By Savannah Pokuaah Duah
Head of the Business and Economic Bureau at the Ghana Union of Traders Associations (GUTA), Charles Kusi Appiah Kubi, says that beyond the impact of the US dollar, local factors like high borrowing costs, utility expenses, and inadequate infrastructure are significantly contributing to price hikes in Ghana.
Mr. Appiah Kubi shared these insights during an interview on GTV’s Breakfast Show, focusing on the reality of Ghana’s price increases, on Monday, April 14, 2025.

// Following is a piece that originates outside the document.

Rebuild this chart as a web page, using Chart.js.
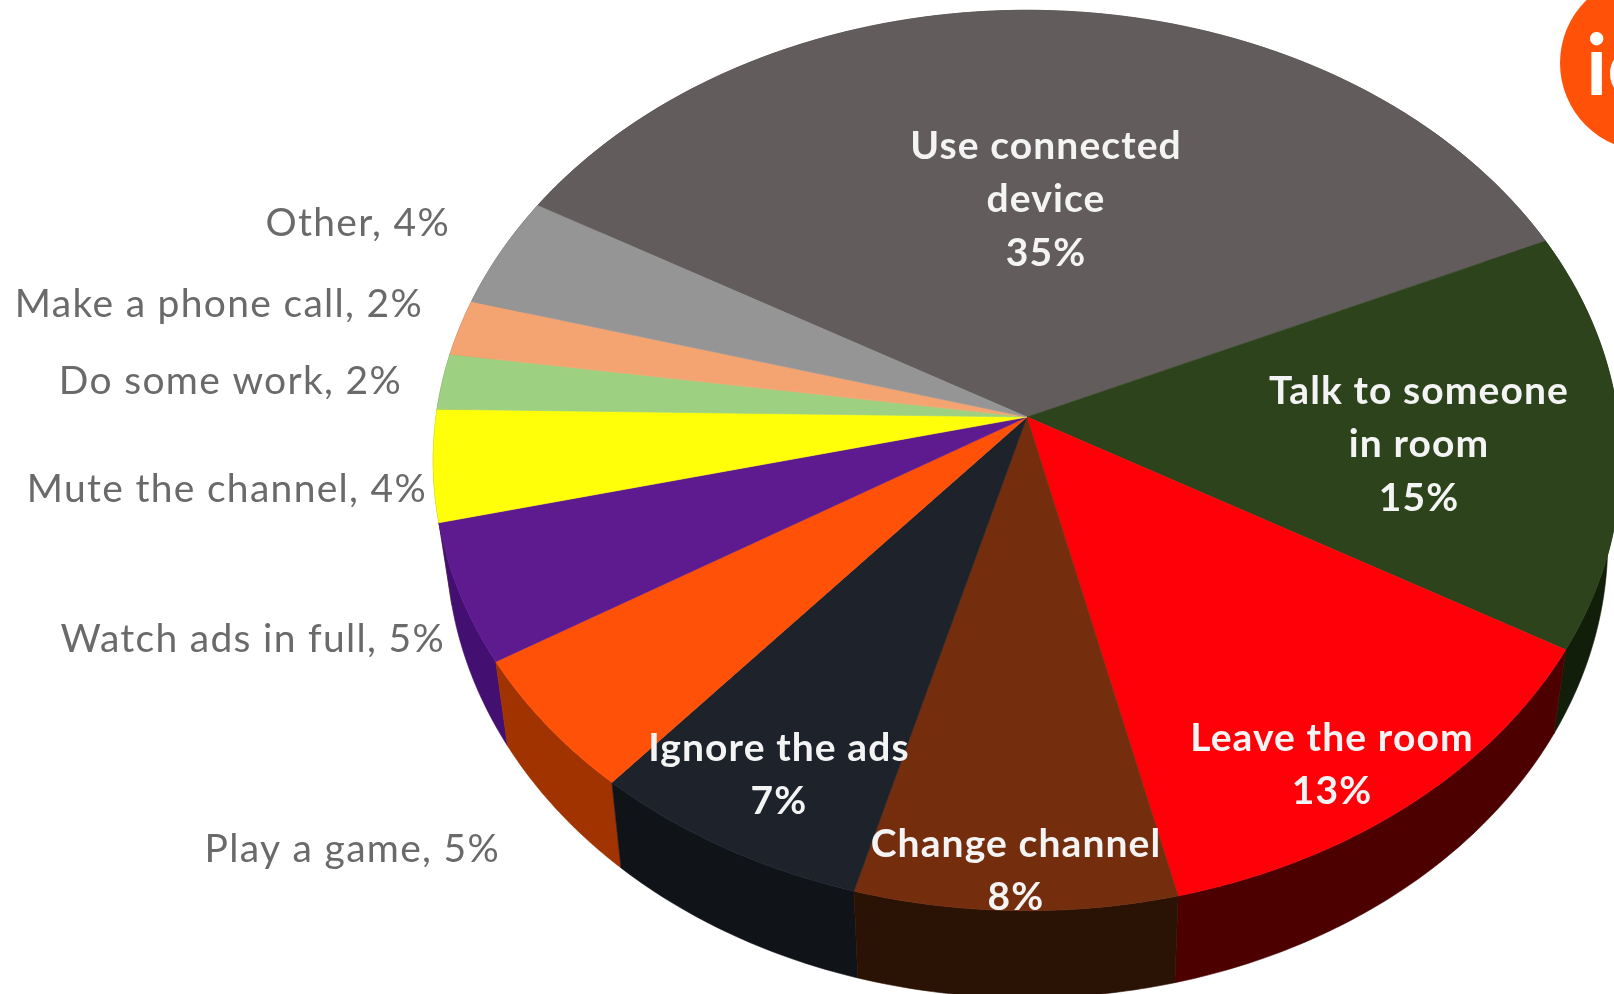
<!DOCTYPE html>
<html>
<head>
<meta charset="utf-8">
<title>What viewers do during ad breaks</title>
<script src="https://cdn.jsdelivr.net/npm/chart.js@4"></script>
<style>
    html, body { margin: 0; padding: 0; background: #fff; overflow: hidden; }
    #wrap { position: relative; width: 1614px; height: 994px; overflow: hidden; }
    #pie { position: absolute; left: 0; top: 0; }
    #badge {
        position: absolute; left: 1560px; top: -25px; width: 176px; height: 176px;
        border-radius: 50%; background: #ff5208; color: #fff;
        font: 700 84px Lato, sans-serif; line-height: 176px; text-indent: 26px;
    }
</style>
</head>
<body>
<div id="wrap">
    <canvas id="pie" width="1614" height="994"></canvas>
    <div id="badge">ic</div>
</div>
<script>
const categories = ['Use connected device', 'Talk to someone in room', 'Leave the room', 'Change channel', 'Ignore the ads',
    'Play a game', 'Watch ads in full', 'Mute the channel', 'Do some work', 'Make a phone call', 'Other'];
const shares = [35, 15, 13, 8, 7, 5, 5, 4, 2, 2, 4];
const topColors = ['#625d5c', '#2d431b', '#ff0008', '#742e0e', '#1d222b', '#ff5208', '#5e1b8f', '#ffff0a', '#9dd080', '#f4a470', '#959595'];
const wallColors = ['#3a3736', '#111f0a', '#4d0000', '#2a1205', '#101318', '#a03300', '#430f70', '#8f8f05', '#5e7d4c', '#92623f', '#595959'];

// inside labels wrap by hand, outside ones are right aligned against the pie
const insideLabels = [
    { index: 0, lines: ['Use connected', 'device'], x: 1046, y: 146 },
    { index: 1, lines: ['Talk to someone', 'in room'], x: 1419, y: 391 },
    { index: 2, lines: ['Leave the room'], x: 1332, y: 738 },
    { index: 3, lines: ['Change channel'], x: 1016, y: 844 },
    { index: 4, lines: ['Ignore the ads'], x: 779, y: 748 }
];
const outsideLabels = [
    { index: 10, x: 450, y: 223 },
    { index: 9, x: 423, y: 304 },
    { index: 8, x: 402, y: 381 },
    { index: 7, x: 427, y: 489 },
    { index: 6, x: 445, y: 639 },
    { index: 5, x: 500, y: 849 }
];

// tilted disc: unit circle seen in perspective, near edge bigger than far edge
const view = { cx: 1027, cy: 417, rx: 591, ry: 446, k: 0.0966, depth: 81, depthNear: 6, shrink: 0.978 };

const project = (angle) => {
    const u = Math.cos(angle);
    const v = Math.sin(angle);
    const w = 1 - view.k * v;
    return { x: view.cx + view.rx * u / w, y: view.cy + view.ry * v / w };
};

// underside of the disc, a little smaller and thinner towards the back
const lower = (angle) => {
    const p = project(angle);
    return { x: view.cx + (p.x - view.cx) * view.shrink, y: p.y + view.depth + view.depthNear * Math.sin(angle) };
};

const rimAngles = (start, end) => {
    const steps = Math.max(2, Math.ceil((end - start) * 90));
    const angles = [];
    for (let i = 0; i <= steps; i++) {
        angles.push(start + (end - start) * i / steps);
    }
    return angles;
};

const tiltedPie = {
    id: 'tiltedPie',
    beforeDatasetsDraw(chart) {
        const ctx = chart.ctx;
        const arcs = chart.getDatasetMeta(0).data;
        ctx.save();

        // walls first, far ones before near ones
        const order = arcs.map((arc, i) => i).sort((a, b) =>
            Math.sin((arcs[a].startAngle + arcs[a].endAngle) / 2) - Math.sin((arcs[b].startAngle + arcs[b].endAngle) / 2));
        order.forEach(i => {
            const angles = rimAngles(arcs[i].startAngle, arcs[i].endAngle);
            ctx.beginPath();
            angles.forEach((a, n) => {
                const p = project(a);
                n ? ctx.lineTo(p.x, p.y) : ctx.moveTo(p.x, p.y);
            });
            angles.slice().reverse().forEach(a => {
                const q = lower(a);
                ctx.lineTo(q.x, q.y);
            });
            ctx.closePath();
            ctx.fillStyle = wallColors[i];
            ctx.strokeStyle = wallColors[i];
            ctx.lineWidth = 0.6;
            ctx.fill();
            ctx.stroke();
        });

        // top faces
        arcs.forEach((arc, i) => {
            ctx.beginPath();
            ctx.moveTo(view.cx, view.cy);
            rimAngles(arc.startAngle, arc.endAngle).forEach(a => {
                const p = project(a);
                ctx.lineTo(p.x, p.y);
            });
            ctx.closePath();
            ctx.fillStyle = arc.options.backgroundColor;
            ctx.strokeStyle = arc.options.backgroundColor;
            ctx.lineWidth = 0.6;
            ctx.fill();
            ctx.stroke();
        });
        ctx.restore();
    },
    // the faces above replace the flat arcs
    beforeDatasetDraw() {
        return false;
    },
    afterDatasetsDraw(chart) {
        const ctx = chart.ctx;
        ctx.save();
        ctx.textBaseline = 'middle';

        ctx.font = '700 39px Lato, sans-serif';
        ctx.letterSpacing = '1.1px';
        ctx.fillStyle = '#f4f4f4';
        ctx.textAlign = 'center';
        insideLabels.forEach(l => {
            const rows = l.lines.concat(shares[l.index] + '%');
            rows.forEach((row, n) => ctx.fillText(row, l.x, l.y + n * 53.5));
        });

        ctx.font = '39px Lato, sans-serif';
        ctx.letterSpacing = '1.3px';
        ctx.fillStyle = '#6a6a6a';
        ctx.textAlign = 'right';
        outsideLabels.forEach(l => {
            ctx.fillText(categories[l.index] + ', ' + shares[l.index] + '%', l.x, l.y);
        });
        ctx.restore();
    }
};

new Chart(document.getElementById('pie'), {
    type: 'pie',
    data: {
        labels: categories,
        datasets: [{ data: shares, backgroundColor: topColors, borderWidth: 0 }]
    },
    options: {
        responsive: false,
        animation: false,
        rotation: -60.2,
        plugins: { legend: { display: false }, tooltip: { enabled: false } }
    },
    plugins: [tiltedPie]
});
</script>
</body>
</html>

He explained how currency devaluation increases business costs. “When your city has lost its value, it means you need more to meet up with the demands. That is a cost, assuming you are using 100,000 as your working capital and your city has devalued, and you need to buy some other things. Either you have to find an equity borrowing, or you have to use debt financing, which of course comes with an extra cost,” Mr. Kubi said.
Mr. Appiah Kubi further emphasized the impact of infrastructure deficits, particularly on agricultural produce. “You see, apart from the challenges that we’ve mentioned, most of these plants or produce are in the hinterlands, where accessibility is very difficult,” he explained. “If someone tries to break their barriers and get to have access to it, the factor that costs in the pricing. Two, fuel is also a factor. When your road is not so good, it’s a factor.”

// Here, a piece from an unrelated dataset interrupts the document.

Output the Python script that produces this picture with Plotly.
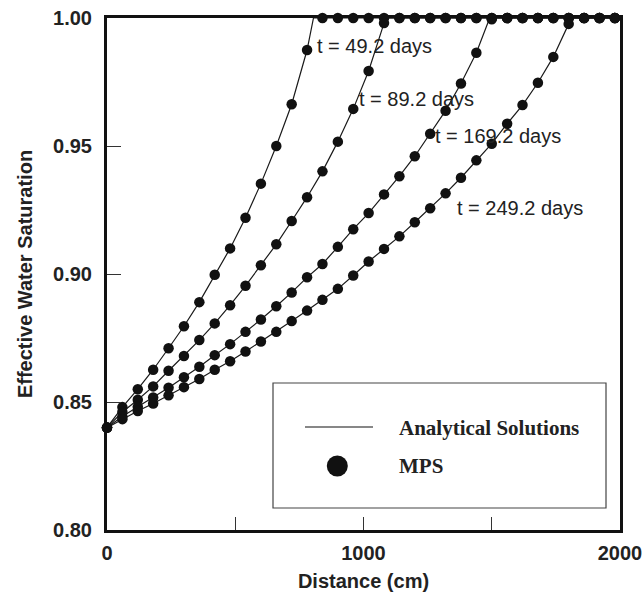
import plotly.graph_objects as go

# ---- data ----
distance_cm = [0, 60, 120, 180, 240, 300, 360, 420, 480, 540, 600, 660, 720, 780,
               840, 900, 960, 1020, 1080, 1140, 1200, 1260, 1320, 1380, 1440, 1500,
               1560, 1620, 1680, 1740, 1800, 1860, 1920, 1980]

sat_t49 = [0.840, 0.848, 0.855, 0.8626, 0.871, 0.8796, 0.889, 0.8997, 0.910, 0.922,
           0.9353, 0.950, 0.9663, 0.9875,
           1.0, 1.0, 1.0, 1.0, 1.0, 1.0, 1.0, 1.0, 1.0, 1.0, 1.0, 1.0, 1.0, 1.0, 1.0,
           1.0, 1.0, 1.0, 1.0, 1.0]
sat_t89 = [0.840, 0.8461, 0.8509, 0.8561, 0.8622, 0.868, 0.8742, 0.8807, 0.8878, 0.8954,
           0.9034, 0.9116, 0.9207, 0.930, 0.9401, 0.9517, 0.9645, 0.9793, 0.998,
           1.0, 1.0, 1.0, 1.0, 1.0, 1.0, 1.0, 1.0, 1.0, 1.0, 1.0, 1.0, 1.0, 1.0, 1.0]
sat_t169 = [0.840, 0.8443, 0.8481, 0.8518, 0.8556, 0.8597, 0.8638, 0.8683, 0.8726, 0.8774,
            0.8822, 0.8874, 0.8928, 0.8987, 0.9039, 0.9106, 0.9175, 0.9238, 0.9311, 0.9382,
            0.946, 0.9548, 0.9638, 0.9744, 0.9864, 0.9995,
            1.0, 1.0, 1.0, 1.0, 1.0, 1.0, 1.0, 1.0]
sat_t249 = [0.840, 0.8433, 0.8465, 0.8494, 0.8526, 0.8558, 0.859, 0.8626, 0.8659, 0.8697,
            0.8736, 0.8774, 0.8816, 0.8857, 0.8899, 0.8942, 0.8994, 0.9049, 0.9098, 0.9147,
            0.9202, 0.9257, 0.9315, 0.9376, 0.9444, 0.9509, 0.9587, 0.966, 0.9747, 0.9848,
            0.9977, 1.0, 1.0, 1.0]

series = [sat_t49, sat_t89, sat_t169, sat_t249]
# number of points below saturation on each analytical curve, and where it reaches 1.0
n_unsat = [14, 19, 25, 31]
front_x = [805, 1090, 1492, 1812]

labels = ["t = 49.2 days", "t = 89.2 days", "t = 169.2 days", "t = 249.2 days"]
label_x = [811, 975, 1271, 1357]
label_y = [0.9889, 0.9682, 0.9539, 0.9258]

# plot-area geometry in pixels
W, H = 643, 593
L, R, T, B = 107, 23, 18, 63
PW, PH = W - L - R, H - T - B


def px(x):
    return (x - L) / PW


def py(y):
    return (H - B - y) / PH


fig = go.Figure()

for ys, n, fx in zip(series, n_unsat, front_x):
    ax = distance_cm[:n] + [fx, 2000]
    ay = ys[:n] + [1.0, 1.0]
    fig.add_trace(go.Scatter(x=ax, y=ay, mode="lines",
                             line=dict(color="#1a1a1a", width=1.2),
                             cliponaxis=False, showlegend=False))

for ys in series:
    fig.add_trace(go.Scatter(x=distance_cm, y=ys, mode="markers",
                             marker=dict(color="#111111", size=10.5),
                             cliponaxis=False, showlegend=False))

for t, lx, ly in zip(labels, label_x, label_y):
    fig.add_annotation(x=lx, y=ly, text=t, showarrow=False, xanchor="left",
                       yanchor="middle",
                       font=dict(family="Liberation Sans", size=20, color="#222222"))

# legend box drawn manually (pixel positions measured on the reference)
fig.add_shape(type="rect", xref="paper", yref="paper", x0=px(273), x1=px(606),
              y0=py(508), y1=py(383), line=dict(color="#444444", width=1.2),
              fillcolor="white", layer="below")
fig.add_shape(type="line", xref="paper", yref="paper", x0=px(305), x1=px(373),
              y0=py(427), y1=py(427), line=dict(color="#111111", width=1.2))
fig.add_shape(type="circle", xref="paper", yref="paper",
              x0=px(337.3 - 10.5), x1=px(337.3 + 10.5),
              y0=py(466 + 10.5), y1=py(466 - 10.5),
              fillcolor="#111111", line=dict(color="#111111", width=0))
fig.add_annotation(xref="paper", yref="paper", x=px(396.7), y=py(428),
                   text="Analytical Solutions", showarrow=False,
                   xanchor="left", yanchor="middle",
                   font=dict(family="Liberation Serif", size=21, color="#222222",
                             weight="bold"))
fig.add_annotation(xref="paper", yref="paper", x=px(396.7), y=py(466),
                   text="MPS", showarrow=False,
                   xanchor="left", yanchor="middle",
                   font=dict(family="Liberation Serif", size=21, color="#222222",
                             weight="bold"))

axis_font = dict(family="Liberation Sans", size=20, color="#222222", weight="bold")
title_font = dict(family="Liberation Sans", size=20, color="#222222", weight="bold")

fig.update_xaxes(range=[0, 2000], tickvals=[0, 500, 1000, 1500, 2000],
                 ticktext=["0", "", "1000", "", "2000"],
                 ticks="inside", ticklen=13, tickwidth=1, tickcolor="#333333",
                 showline=True, linewidth=3, linecolor="#111111", mirror=True,
                 showgrid=False, zeroline=False, tickfont=axis_font,
                 ticklabelstandoff=3, automargin=False,
                 title=dict(text="Distance (cm)", font=title_font, standoff=11))
fig.update_yaxes(range=[0.80, 1.00], tickvals=[0.80, 0.85, 0.90, 0.95, 1.00],
                 ticktext=["0.80", "0.85", "0.90", "0.95", "1.00"],
                 ticks="inside", ticklen=14, tickwidth=1, tickcolor="#333333",
                 showline=True, linewidth=3, linecolor="#111111", mirror=True,
                 showgrid=False, zeroline=False, tickfont=axis_font,
                 ticklabelstandoff=8, automargin=False,
                 title=dict(text="Effective Water Saturation", font=title_font, standoff=16))

fig.update_layout(width=W, height=H, margin=dict(l=L, r=R, t=T, b=B),
                  plot_bgcolor="white", paper_bgcolor="white", showlegend=False)

fig.write_html("out.html")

Mr. Kubi then advocated for improved infrastructure, especially transportation networks.
“If you are looking at a system that will ensure price stability, that will be very competitive in Africa, we should be looking at a road system,” he argued. “Can you imagine if we had had a railway from Thema to Kumasi that would have carried out our containers to Kumasi? Cost of transportation would be reduced. Efficiency would be improved. Until that is done, some of these challenges will be staring at our faces.”